Fortschrittliche Ätzanlagen wurden in China bislang vor allem von ausländischen Firmen wie Lam Research und Tokyo Electron geliefert, werden nun aber teilweise durch Naura sowie den kleineren Rivalen Advanced Micro-Fabrication Equipment (AMEC) ersetzt, so die Quellen.

Naura hat sich zudem als wichtiger Partner chinesischer Speicherchiphersteller etabliert und liefert Ätzanlagen für fortschrittliche Chips mit mehr als 300 Schichten. Ausserdem entwickelte das Unternehmen elektrostatische Chucks – Vorrichtungen, die Wafer während der Verarbeitung fixieren –, um verschlissene Teile von Anlagen von Lam Research zu ersetzen, die nach den Restriktionen von 2023 nicht mehr gewartet werden konnten.
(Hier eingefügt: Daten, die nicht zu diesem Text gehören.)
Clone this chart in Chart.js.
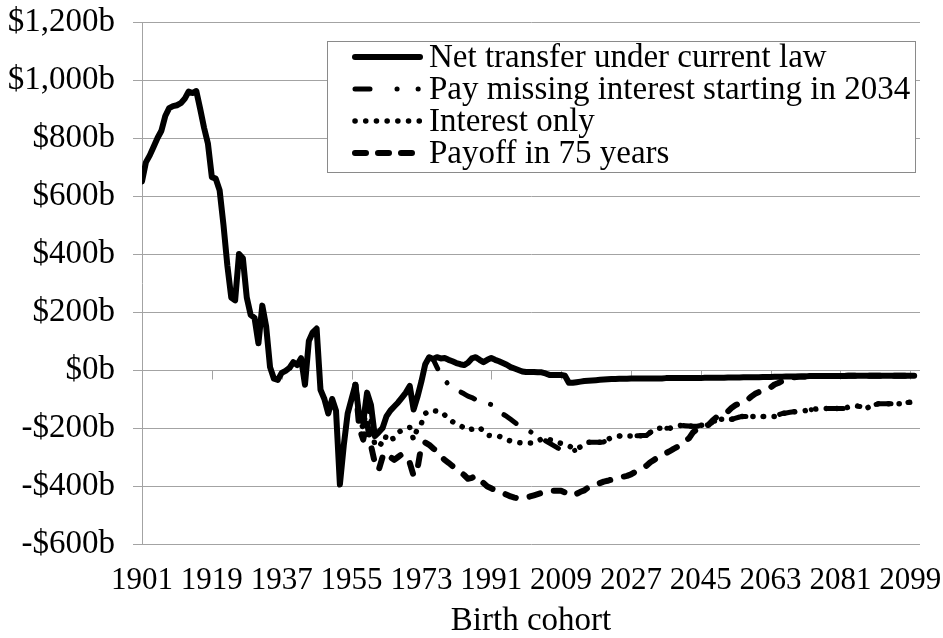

Naura, AMEC, YTMC, SMIC, Lam Research und Tokyo Electron wollten sich auf Anfrage nicht äussern.

Chinas Fortschritte werden von globalen Wettbewerbern mit Sorge betrachtet, da ausländische Anbieter zunehmend aus dem chinesischen Markt gedrängt werden.

Naura meldete 2025 mit 779 Patenten einen Rekordwert, mehr als doppelt so viele wie 2020 und 2021, während AMEC 259 Patente einreichte, wie aus der Datenbank AcclaimIP von Anaqua hervorgeht und von Reuters überprüft wurde.

Dies schlägt sich auch in starken Geschäftszahlen nieder. Der Umsatz von Naura stieg im ersten Halbjahr 2025 um 30 Prozent auf 16 Milliarden Yuan. AMEC meldete für denselben Zeitraum einen Umsatzsprung von 44 Prozent auf 5 Milliarden Yuan.

Analysten schätzen, dass China inzwischen bei Anlagen zur Fotolack-Entfernung und Reinigung einen Selbstversorgungsgrad von rund 50 Prozent erreicht hat – ein Markt, der zuvor von japanischen Anbietern dominiert wurde, nun aber lokal von Naura angeführt wird.

«Der Markt für heimische Ausrüstung wird von zwei bis drei grossen Herstellern dominiert werden, und Naura gehört definitiv dazu», sagte eine weitere Quelle.